Il était amoureux de son sujet, et il est bon qu’un historien soit amoureux ; mais il ne faut pas que son amour soit crédule. Le chevalier Sylvain Costa, qui fut l’un des premiers écuyers du prince Charles-Albert de Carignan, écrivait dans son journal : « Au bout de quinze jours, mon opinion était faite ; j’étais convaincu que j’aimerais mon prince, mais qu’il importait avant tout que cet amour-là ne portât pas de bandeau. » L’affection qu’a vouée le marquis Costa au souverain qu’ont servi ses ancêtres ne porte pas non plus de bandeau. A la vérité, il a succombé plus d’une fois à la tentation de grandir outre mesure son héros. Dans l’occasion, il le traitera « de grande âme qui a soif et faim de justice, » ou il le comparera à l’un des grands sphinx du désert égyptien, ou, chose plus étonnante encore, il ne craindra pas de le rapprocher du prince Eugène. Ne vous laissez pas prendre à ces coquetteries de sa plume. Dans le fond, il sait fort bien à quoi s’en tenir, et que personne n’eut moins de génie que Charles-Albert. Grattez la métaphore, grattez l’hyperbole, la vérité est dessous. « Ma sincérité à raconter les grandeurs et les défaillances de cette âme douloureuse, a-t-il pu dire en conscience, continuera ici une tradition. Chez nous, au service du prince, le franc parler a toujours égalé le dévoûment. Comme Montluc avec son roi Henri IV, « le cul sur la selle, on était compagnons. » Les grandes souffrances transfigurent les hommes les plus ordinaires, et le marquis Costa s’est fait quelquefois le courtisan du malheur ; mais tournez la page, il s’est remis en selle, et c’est le compagnon qui parle : ses aveux dussent-ils lui brûler les lèvres, il vous dira tout ce que vous désirez savoir, et vous n’aurez que la peine de conclure.

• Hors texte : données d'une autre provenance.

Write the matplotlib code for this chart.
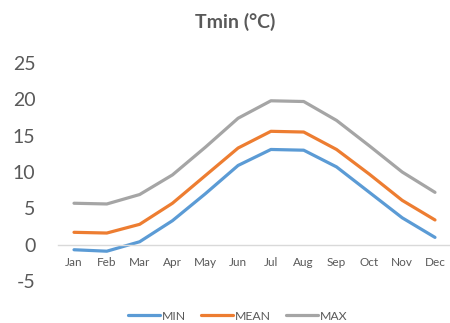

C’est une grande épreuve pour un roi que de vivre dans des temps troublés où il ne peut résister à son peuple sans exposer sa couronne, ni lui rien céder sans manquer à sa parole ou sans compromettre sa dignité. C’est un malheur que de haïr la révolution et tour à tour de

  1. Prologue d’un règne ; la jeunesse du roi Charles-Albert, par le marquis Costa de Beauregard. Paris, 1889. — Épilogue d’un règne : les Dernières années du roi Charles-Albert. Paris, 1890 ; Plon.